DISCLAIMER: This PR needs a thorough review, as I know nothing about the code AI writes! But it tests fine on my Laptop.
I know AI may write trash, but this can at least provide an insight of the problem.
Regarding issue #3340
Description:
Problem
The original Energy Model (EM) initialization in scx_lavd used an exhaustive subset enumeration approach. On high-core-count systems, this triggered a$2^n$
complexity explosion, causing the scheduler to hang and consume excessive memory (RSS ballooning to several GiBs) during startup.
Solution
I have implemented a two-stage optimization to resolve this:
The initialization logic was refactored from subset enumeration to a Dynamic Programming (DP) approach. Instead of expanding all possible combinations, it now
directly considers CPU counts per performance domain and accumulates the lowest-power states for each performance level.
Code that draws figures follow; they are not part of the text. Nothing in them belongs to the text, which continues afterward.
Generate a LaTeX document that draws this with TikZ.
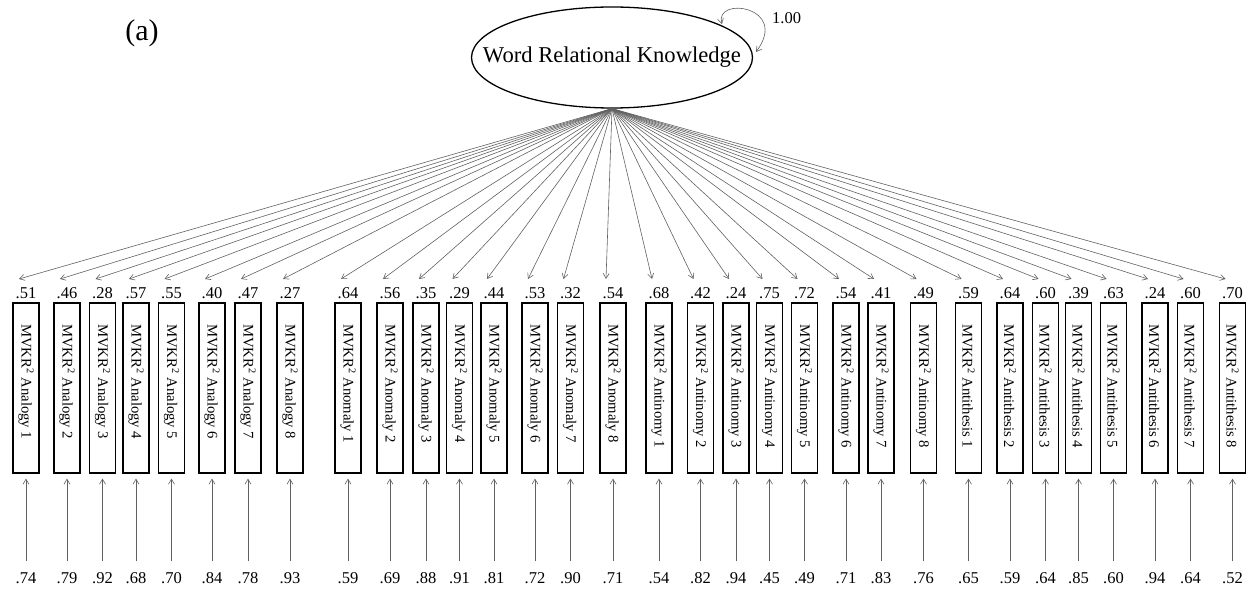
\documentclass[tikz,border=0pt]{standalone}
\usepackage{fontspec}
\setmainfont{Liberation Serif}
\usetikzlibrary{arrows.meta,shapes.geometric}
\begin{document}
\begin{tikzpicture}[x=1pt,y=-1pt,
  barb/.tip={Straight Barb[length=5pt,width=6pt]},
  link/.style={draw=black!62, line width=0.6pt, -barb},
  obs/.style={draw=black, line width=1.3pt, fill=white, minimum width=26pt,
    minimum height=170pt, inner sep=0pt},
  itemtext/.style={rotate=-90, anchor=west, inner sep=0pt,
    font=\fontsize{14.7}{16}\selectfont},
  coef/.style={inner sep=1pt, font=\fontsize{16.5}{18}\selectfont},
  latent/.style={draw=black, line width=1.3pt, ellipse, minimum width=281pt,
    minimum height=101pt, inner sep=0pt},
  latentname/.style={inner sep=0pt, font=\fontsize{22.6}{25}\selectfont}
]
\useasboundingbox (0,0) rectangle (1251,593);

% latent factor
\node[latent] (e) at (612,57.5) {};
\node[latentname] (etext) at (e.center) {Word Relational Knowledge};
\node[font=\fontsize{30}{32}\selectfont] (panel) at (142,33) {(a)};

% variance loop
\coordinate (l1) at (722,24);
\coordinate (l2) at (756,52);
\draw[draw=black!62, line width=0.6pt, barb-barb] (l1) .. controls (714,-4) and (790,6) .. (l2);
\node[coef, anchor=west] (var) at (771,18) {1.00};

% indicators, loadings and residual variances
\foreach \i/\cx/\lab/\up/\dn in {
  1/26/Analogy 1/.51/.74, 2/67/Analogy 2/.46/.79, 3/102.5/Analogy 3/.28/.92,
  4/136/Analogy 4/.57/.68, 5/171.5/Analogy 5/.55/.70, 6/212/Analogy 6/.40/.84,
  7/248/Analogy 7/.47/.78, 8/290/Analogy 8/.27/.93,
  9/348/Anomaly 1/.64/.59, 10/390/Anomaly 2/.56/.69, 11/426/Anomaly 3/.35/.88,
  12/459.5/Anomaly 4/.29/.91, 13/494/Anomaly 5/.44/.81, 14/535/Anomaly 6/.53/.72,
  15/570.5/Anomaly 7/.32/.90, 16/613/Anomaly 8/.54/.71,
  17/659/Antinomy 1/.68/.54, 18/700.5/Antinomy 2/.42/.82, 19/736/Antinomy 3/.24/.94,
  20/769.5/Antinomy 4/.75/.45, 21/804.5/Antinomy 5/.72/.49, 22/846/Antinomy 6/.54/.71,
  23/881/Antinomy 7/.41/.83, 24/923.5/Antinomy 8/.49/.76,
  25/968.5/Antithesis 1/.59/.65, 26/1010/Antithesis 2/.64/.59, 27/1045.5/Antithesis 3/.60/.64,
  28/1078.5/Antithesis 4/.39/.85, 29/1113.5/Antithesis 5/.63/.60, 30/1155/Antithesis 6/.24/.94,
  31/1190.5/Antithesis 7/.60/.64, 32/1232.5/Antithesis 8/.70/.52} {
  \node[obs] (b\i) at (\cx,388) {};
  \node[itemtext] (n\i) at (\cx,324) {MVKR\textsuperscript{2} \lab};
  \node[coef] (t\i) at (\cx,293) {\up};
  \node[coef] (u\i) at (\cx,578) {\dn};
  \coordinate (a\i) at (\cx-7,279);
  \coordinate (s\i) at (\cx,561);
  \draw[link] (e.south) -- (a\i);
  \draw[link, shorten >=5pt] (s\i) -- (b\i.south);
}
\end{tikzpicture}
\end{document}
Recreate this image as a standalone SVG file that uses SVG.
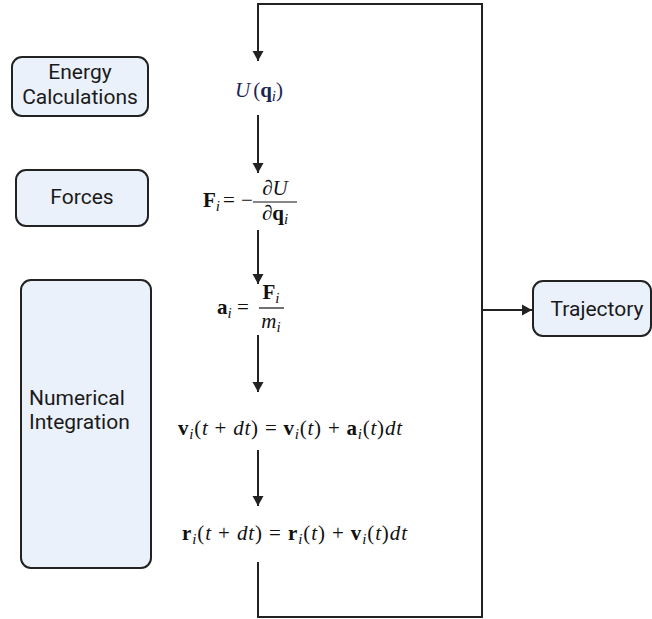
<svg xmlns="http://www.w3.org/2000/svg" width="652" height="619" viewBox="0 0 652 619">
<style>
.box{fill:#eaf1fb;stroke:#222;stroke-width:2}
.lbl{font-family:Roboto,"Liberation Sans",sans-serif;font-size:21px;fill:#1a1a1a}
.m{font-family:"Liberation Serif","Times New Roman",serif;font-size:21px;fill:#111}
.b{font-weight:bold;font-style:normal}
.it{font-style:italic}
.sub{font-size:15px;font-style:italic;font-weight:normal}
.con{fill:none;stroke:#222;stroke-width:2}
</style>
<defs>
<marker id="ah" markerUnits="userSpaceOnUse" markerWidth="12" markerHeight="12" refX="10" refY="6" orient="auto">
<path d="M0,0.5 L10,6 L0,11.5 z" fill="#222"/>
</marker>
</defs>
<rect width="652" height="619" fill="#fff"/>
<g id="connectors">
<path class="con" d="M258,562 V617 H482 V4 H258 V61" marker-end="url(#ah)"/>
<path class="con" d="M482,310 H532" marker-end="url(#ah)"/>
<path class="con" d="M258,115 V173" marker-end="url(#ah)"/>
<path class="con" d="M258,230 V284" marker-end="url(#ah)"/>
<path class="con" d="M258,335 V392" marker-end="url(#ah)"/>
<path class="con" d="M258,450 V506" marker-end="url(#ah)"/>
</g>
<g id="energy">
<rect class="box" x="12" y="57" width="136" height="59" rx="10"/>
<text class="lbl" x="80" y="79" text-anchor="middle">Energy</text>
<text class="lbl" x="80" y="104" text-anchor="middle">Calculations</text>
</g>
<g id="forces">
<rect class="box" x="16" y="170" width="132" height="56" rx="10"/>
<text class="lbl" x="82" y="204" text-anchor="middle">Forces</text>
</g>
<g id="numerical">
<rect class="box" x="21" y="280" width="130" height="288" rx="10"/>
<text class="lbl" x="29" y="405">Numerical</text>
<text class="lbl" x="29" y="429">Integration</text>
</g>
<g id="trajectory">
<rect class="box" x="533" y="281" width="118" height="55" rx="10"/>
<text class="lbl" x="597" y="316" text-anchor="middle">Trajectory</text>
</g>
<g id="eq-u">
<text class="m" x="235" y="97" style="fill:#1c2550"><tspan class="it">U</tspan><tspan dx="3">(</tspan><tspan class="b">q</tspan><tspan class="sub" dy="4">i</tspan><tspan dy="-4">)</tspan></text>
</g>
<g id="eq-f">
<text class="m" x="203" y="207"><tspan class="b">F</tspan><tspan class="sub" dy="4">i</tspan></text>
<text class="m" x="223" y="207">=</text>
<text class="m" x="241" y="207">−</text>
<line x1="253" y1="202" x2="297" y2="202" stroke="#111" stroke-width="1.2"/>
<text class="m" x="275" y="195" text-anchor="middle"><tspan class="it">∂U</tspan></text>
<text class="m" x="275" y="220" text-anchor="middle"><tspan class="it">∂</tspan><tspan class="b">q</tspan><tspan class="sub" dy="4">i</tspan></text>
</g>
<g id="eq-a">
<text class="m" x="217" y="314"><tspan class="b">a</tspan><tspan class="sub" dy="4">i</tspan></text>
<text class="m" x="237" y="314">=</text>
<line x1="259" y1="308" x2="284" y2="308" stroke="#111" stroke-width="1.2"/>
<text class="m" x="271" y="299" text-anchor="middle"><tspan class="b">F</tspan><tspan class="sub" dy="4">i</tspan></text>
<text class="m" x="271" y="328" text-anchor="middle"><tspan class="it">m</tspan><tspan class="sub" dy="4">i</tspan></text>
</g>
<g id="eq-v">
<text class="m" x="178" y="435" textLength="224" lengthAdjust="spacing"><tspan class="b">v</tspan><tspan class="sub" dy="4">i</tspan><tspan dy="-4">(</tspan><tspan class="it">t</tspan> + <tspan class="it">dt</tspan>) = <tspan class="b">v</tspan><tspan class="sub" dy="4">i</tspan><tspan dy="-4">(</tspan><tspan class="it">t</tspan>) + <tspan class="b">a</tspan><tspan class="sub" dy="4">i</tspan><tspan dy="-4">(</tspan><tspan class="it">t</tspan>)<tspan class="it">dt</tspan></text>
</g>
<g id="eq-r">
<text class="m" x="182" y="540" textLength="225" lengthAdjust="spacing"><tspan class="b">r</tspan><tspan class="sub" dy="4">i</tspan><tspan dy="-4">(</tspan><tspan class="it">t</tspan> + <tspan class="it">dt</tspan>) = <tspan class="b">r</tspan><tspan class="sub" dy="4">i</tspan><tspan dy="-4">(</tspan><tspan class="it">t</tspan>) + <tspan class="b">v</tspan><tspan class="sub" dy="4">i</tspan><tspan dy="-4">(</tspan><tspan class="it">t</tspan>)<tspan class="it">dt</tspan></text>
</g>
</svg>
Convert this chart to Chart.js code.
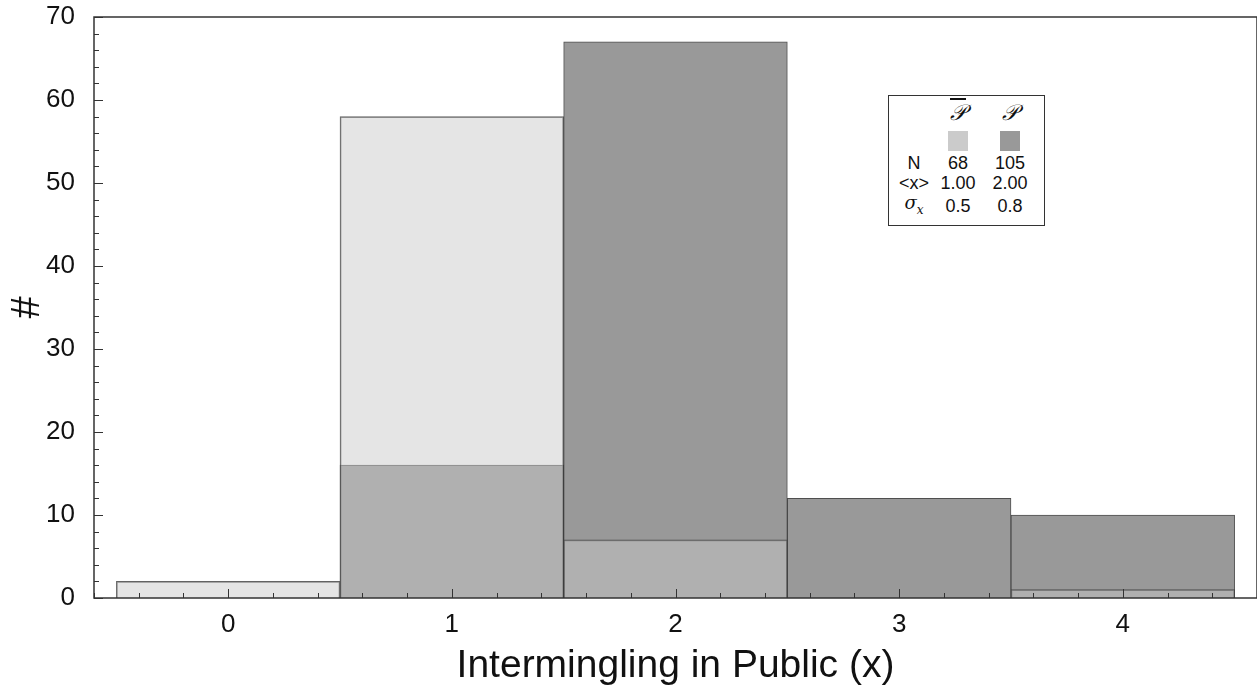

On symmetric systems (e.g., AMD Zen), many different CPU distributions yield the exact same (performance, power) metrics. Storing all these equivalent
permutations would still lead to a state explosion.
This fix implements strict pruning: for any given performance/power pair, the optimizer now retains only a single optimal representative. When multiple
combinations are equivalent, it prioritizes the one using the fewest performance domains (pd_id_set.len()). This ensures the state table remains small while
favoring configurations with better cache locality and reduced leakage power.